• **Supplied material**:
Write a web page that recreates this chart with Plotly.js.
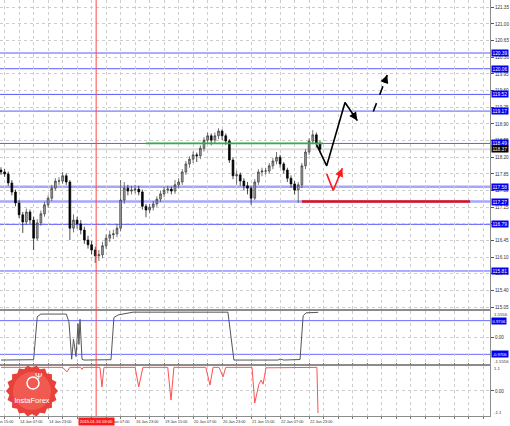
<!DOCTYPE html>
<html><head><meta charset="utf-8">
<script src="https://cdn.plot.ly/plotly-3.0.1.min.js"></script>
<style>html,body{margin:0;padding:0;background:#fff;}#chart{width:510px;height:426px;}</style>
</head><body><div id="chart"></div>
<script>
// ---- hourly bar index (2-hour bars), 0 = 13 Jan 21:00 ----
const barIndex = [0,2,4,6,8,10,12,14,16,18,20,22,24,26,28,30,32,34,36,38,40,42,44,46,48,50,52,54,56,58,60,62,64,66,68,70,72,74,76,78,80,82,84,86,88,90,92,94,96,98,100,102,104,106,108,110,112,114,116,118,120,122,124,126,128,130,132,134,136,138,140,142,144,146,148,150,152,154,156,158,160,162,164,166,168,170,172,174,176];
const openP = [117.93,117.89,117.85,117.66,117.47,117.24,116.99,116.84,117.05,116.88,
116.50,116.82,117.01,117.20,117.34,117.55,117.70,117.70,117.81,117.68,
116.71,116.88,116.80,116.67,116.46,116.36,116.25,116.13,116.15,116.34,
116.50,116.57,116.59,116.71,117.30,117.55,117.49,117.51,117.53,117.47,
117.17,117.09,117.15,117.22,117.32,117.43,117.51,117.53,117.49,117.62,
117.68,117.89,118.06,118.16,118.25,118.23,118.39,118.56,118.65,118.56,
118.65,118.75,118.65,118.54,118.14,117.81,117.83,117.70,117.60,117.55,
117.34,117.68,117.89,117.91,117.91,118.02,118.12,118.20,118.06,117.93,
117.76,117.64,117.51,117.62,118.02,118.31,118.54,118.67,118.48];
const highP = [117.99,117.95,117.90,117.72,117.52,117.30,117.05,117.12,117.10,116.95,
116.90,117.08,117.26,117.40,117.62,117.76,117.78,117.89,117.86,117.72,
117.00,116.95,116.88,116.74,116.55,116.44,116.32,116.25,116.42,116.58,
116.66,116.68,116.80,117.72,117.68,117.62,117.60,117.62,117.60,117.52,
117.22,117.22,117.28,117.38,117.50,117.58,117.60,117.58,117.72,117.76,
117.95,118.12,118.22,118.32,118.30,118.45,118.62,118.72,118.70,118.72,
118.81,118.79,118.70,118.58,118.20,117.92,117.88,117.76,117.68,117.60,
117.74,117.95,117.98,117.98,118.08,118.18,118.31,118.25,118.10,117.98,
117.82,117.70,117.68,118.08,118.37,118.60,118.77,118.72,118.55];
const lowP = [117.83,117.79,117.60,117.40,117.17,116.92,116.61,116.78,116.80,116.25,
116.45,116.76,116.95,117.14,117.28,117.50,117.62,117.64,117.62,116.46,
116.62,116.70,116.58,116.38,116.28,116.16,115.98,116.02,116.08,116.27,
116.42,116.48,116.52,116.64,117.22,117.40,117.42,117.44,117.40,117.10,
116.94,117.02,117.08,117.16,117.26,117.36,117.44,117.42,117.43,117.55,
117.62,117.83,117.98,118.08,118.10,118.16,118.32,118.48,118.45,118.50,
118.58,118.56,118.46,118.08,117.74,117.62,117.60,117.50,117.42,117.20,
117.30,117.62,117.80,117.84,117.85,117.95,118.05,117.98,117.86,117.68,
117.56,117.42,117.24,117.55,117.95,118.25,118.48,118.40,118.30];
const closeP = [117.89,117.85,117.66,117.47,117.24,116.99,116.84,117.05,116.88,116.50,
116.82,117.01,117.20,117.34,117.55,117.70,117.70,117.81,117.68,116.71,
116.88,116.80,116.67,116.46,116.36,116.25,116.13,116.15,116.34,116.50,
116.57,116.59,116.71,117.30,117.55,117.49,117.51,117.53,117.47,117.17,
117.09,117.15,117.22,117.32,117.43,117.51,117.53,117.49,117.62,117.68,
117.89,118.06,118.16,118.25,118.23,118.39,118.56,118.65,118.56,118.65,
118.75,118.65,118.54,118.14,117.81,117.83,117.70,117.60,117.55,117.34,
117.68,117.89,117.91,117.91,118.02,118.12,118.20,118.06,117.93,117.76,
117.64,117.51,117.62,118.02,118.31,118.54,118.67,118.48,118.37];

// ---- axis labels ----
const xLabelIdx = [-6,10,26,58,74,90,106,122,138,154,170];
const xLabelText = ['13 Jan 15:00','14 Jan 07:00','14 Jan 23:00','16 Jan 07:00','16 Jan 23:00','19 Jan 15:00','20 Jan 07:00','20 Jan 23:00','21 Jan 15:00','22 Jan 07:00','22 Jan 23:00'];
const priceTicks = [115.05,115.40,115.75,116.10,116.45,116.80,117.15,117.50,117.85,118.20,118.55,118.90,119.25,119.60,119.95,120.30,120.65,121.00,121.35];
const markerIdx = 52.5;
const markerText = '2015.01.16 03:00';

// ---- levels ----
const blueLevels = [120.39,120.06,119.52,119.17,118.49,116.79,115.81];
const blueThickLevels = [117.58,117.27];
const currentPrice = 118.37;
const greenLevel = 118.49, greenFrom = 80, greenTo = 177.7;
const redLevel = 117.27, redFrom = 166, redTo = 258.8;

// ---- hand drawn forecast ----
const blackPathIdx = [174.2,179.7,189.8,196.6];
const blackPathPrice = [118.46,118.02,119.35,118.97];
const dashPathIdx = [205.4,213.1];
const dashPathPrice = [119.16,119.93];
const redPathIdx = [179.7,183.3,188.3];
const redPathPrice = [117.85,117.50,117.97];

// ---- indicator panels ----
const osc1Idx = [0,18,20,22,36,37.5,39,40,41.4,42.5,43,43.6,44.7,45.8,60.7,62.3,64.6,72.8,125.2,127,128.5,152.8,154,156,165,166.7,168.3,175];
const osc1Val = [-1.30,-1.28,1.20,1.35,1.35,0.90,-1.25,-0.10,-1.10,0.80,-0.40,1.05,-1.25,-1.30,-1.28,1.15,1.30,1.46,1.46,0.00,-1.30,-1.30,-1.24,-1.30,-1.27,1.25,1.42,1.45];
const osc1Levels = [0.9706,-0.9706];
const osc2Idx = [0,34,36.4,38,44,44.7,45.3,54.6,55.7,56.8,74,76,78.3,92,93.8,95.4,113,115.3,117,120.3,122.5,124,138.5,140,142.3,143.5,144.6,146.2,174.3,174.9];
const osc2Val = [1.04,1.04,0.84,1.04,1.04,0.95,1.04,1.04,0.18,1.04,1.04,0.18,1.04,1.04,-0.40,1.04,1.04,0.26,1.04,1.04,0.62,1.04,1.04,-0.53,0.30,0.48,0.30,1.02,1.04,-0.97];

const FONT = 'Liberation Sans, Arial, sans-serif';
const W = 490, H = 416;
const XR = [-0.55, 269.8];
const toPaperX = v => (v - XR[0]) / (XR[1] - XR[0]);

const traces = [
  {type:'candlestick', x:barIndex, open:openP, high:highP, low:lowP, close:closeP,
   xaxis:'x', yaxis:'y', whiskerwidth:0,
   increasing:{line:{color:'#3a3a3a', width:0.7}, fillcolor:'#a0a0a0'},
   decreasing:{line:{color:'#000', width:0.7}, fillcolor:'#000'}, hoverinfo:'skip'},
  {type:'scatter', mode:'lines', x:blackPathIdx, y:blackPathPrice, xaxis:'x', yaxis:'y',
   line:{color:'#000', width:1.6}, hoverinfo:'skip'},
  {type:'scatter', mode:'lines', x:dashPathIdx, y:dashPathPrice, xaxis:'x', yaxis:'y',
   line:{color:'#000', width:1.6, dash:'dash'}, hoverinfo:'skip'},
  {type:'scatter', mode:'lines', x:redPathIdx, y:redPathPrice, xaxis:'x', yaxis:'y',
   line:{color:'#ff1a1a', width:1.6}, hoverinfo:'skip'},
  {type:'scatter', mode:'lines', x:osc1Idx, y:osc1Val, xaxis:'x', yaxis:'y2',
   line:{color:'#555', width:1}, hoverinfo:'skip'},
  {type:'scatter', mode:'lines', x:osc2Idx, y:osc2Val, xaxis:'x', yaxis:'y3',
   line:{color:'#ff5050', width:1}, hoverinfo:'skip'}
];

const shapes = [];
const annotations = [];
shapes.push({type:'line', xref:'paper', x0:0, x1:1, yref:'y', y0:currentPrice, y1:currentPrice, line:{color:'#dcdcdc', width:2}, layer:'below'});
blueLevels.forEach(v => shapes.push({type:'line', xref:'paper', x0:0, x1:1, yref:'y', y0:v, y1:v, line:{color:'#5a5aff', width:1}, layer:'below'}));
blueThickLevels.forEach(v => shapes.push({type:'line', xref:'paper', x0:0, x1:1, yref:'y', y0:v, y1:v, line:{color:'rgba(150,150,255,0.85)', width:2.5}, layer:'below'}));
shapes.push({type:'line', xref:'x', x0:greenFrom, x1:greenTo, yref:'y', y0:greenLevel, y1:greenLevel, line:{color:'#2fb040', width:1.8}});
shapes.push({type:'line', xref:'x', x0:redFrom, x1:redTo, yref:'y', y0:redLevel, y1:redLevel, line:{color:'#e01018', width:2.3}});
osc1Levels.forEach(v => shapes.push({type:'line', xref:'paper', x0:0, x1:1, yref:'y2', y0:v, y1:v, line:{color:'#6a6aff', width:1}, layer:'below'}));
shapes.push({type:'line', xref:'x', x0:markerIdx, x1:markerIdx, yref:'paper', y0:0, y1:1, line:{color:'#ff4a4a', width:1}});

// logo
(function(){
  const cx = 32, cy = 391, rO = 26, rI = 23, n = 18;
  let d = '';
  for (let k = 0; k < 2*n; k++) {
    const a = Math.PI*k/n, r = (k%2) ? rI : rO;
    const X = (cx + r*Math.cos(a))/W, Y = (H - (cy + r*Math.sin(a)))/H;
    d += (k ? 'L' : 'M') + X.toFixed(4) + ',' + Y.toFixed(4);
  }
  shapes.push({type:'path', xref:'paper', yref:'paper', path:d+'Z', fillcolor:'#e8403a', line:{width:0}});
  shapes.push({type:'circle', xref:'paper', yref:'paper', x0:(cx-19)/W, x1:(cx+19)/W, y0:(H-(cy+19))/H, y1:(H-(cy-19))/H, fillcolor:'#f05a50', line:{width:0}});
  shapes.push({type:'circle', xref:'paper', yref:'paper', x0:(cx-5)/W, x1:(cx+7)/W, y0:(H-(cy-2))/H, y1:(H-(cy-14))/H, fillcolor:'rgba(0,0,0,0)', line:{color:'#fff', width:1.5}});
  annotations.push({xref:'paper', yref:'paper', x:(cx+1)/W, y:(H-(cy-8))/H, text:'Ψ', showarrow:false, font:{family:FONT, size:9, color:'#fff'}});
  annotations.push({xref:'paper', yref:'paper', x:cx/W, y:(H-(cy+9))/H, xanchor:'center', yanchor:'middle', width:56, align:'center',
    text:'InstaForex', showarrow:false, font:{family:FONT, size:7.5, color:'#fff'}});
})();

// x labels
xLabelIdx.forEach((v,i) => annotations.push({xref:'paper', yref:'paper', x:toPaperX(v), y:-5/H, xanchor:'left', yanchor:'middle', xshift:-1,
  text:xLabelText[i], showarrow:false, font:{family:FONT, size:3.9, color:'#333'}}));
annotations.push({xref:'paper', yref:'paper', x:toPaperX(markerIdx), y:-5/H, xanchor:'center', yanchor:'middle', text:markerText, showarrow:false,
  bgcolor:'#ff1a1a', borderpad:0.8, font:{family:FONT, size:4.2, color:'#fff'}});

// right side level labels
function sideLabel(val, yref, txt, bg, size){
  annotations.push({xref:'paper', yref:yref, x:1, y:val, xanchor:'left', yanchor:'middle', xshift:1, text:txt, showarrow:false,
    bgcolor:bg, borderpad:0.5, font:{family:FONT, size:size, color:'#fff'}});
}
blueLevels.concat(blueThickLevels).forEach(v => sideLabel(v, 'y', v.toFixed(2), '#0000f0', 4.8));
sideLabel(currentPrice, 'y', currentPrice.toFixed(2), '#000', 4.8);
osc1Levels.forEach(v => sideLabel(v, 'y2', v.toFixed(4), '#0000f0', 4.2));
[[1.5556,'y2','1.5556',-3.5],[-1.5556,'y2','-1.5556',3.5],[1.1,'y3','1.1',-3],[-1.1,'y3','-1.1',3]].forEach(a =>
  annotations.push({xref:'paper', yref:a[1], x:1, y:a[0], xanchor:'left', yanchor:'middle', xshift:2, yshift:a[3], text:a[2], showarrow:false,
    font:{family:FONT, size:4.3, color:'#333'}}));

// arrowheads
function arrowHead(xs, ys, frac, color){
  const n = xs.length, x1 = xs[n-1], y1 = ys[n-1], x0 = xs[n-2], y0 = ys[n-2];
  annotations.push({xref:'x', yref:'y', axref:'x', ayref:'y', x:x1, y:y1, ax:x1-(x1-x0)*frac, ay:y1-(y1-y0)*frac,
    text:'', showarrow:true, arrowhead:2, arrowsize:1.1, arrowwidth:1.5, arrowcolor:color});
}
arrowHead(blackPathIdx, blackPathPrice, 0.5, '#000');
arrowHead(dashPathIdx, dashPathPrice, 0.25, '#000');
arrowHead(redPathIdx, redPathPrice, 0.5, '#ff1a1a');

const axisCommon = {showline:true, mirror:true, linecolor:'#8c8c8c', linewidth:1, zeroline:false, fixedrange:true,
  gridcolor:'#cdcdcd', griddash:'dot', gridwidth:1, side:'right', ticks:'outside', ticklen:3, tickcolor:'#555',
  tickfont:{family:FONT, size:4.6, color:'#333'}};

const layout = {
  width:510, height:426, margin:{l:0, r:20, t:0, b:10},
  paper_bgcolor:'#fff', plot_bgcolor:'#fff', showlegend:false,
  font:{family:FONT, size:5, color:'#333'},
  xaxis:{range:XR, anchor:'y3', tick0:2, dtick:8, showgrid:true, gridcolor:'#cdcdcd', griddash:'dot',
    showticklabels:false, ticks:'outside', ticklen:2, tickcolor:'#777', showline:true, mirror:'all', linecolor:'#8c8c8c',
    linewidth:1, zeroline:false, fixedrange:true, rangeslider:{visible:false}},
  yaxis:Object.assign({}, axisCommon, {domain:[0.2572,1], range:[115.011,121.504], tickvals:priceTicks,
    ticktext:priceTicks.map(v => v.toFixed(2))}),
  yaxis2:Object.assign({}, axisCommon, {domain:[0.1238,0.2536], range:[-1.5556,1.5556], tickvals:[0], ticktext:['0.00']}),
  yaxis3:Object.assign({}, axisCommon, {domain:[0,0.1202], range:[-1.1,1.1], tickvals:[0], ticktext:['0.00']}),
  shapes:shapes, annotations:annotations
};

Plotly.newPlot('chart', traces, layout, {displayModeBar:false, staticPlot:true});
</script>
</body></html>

• **Written instruction**: Going through the lines above one by one, tally those with the word "chart" and give only the total.

• **Final result**: 4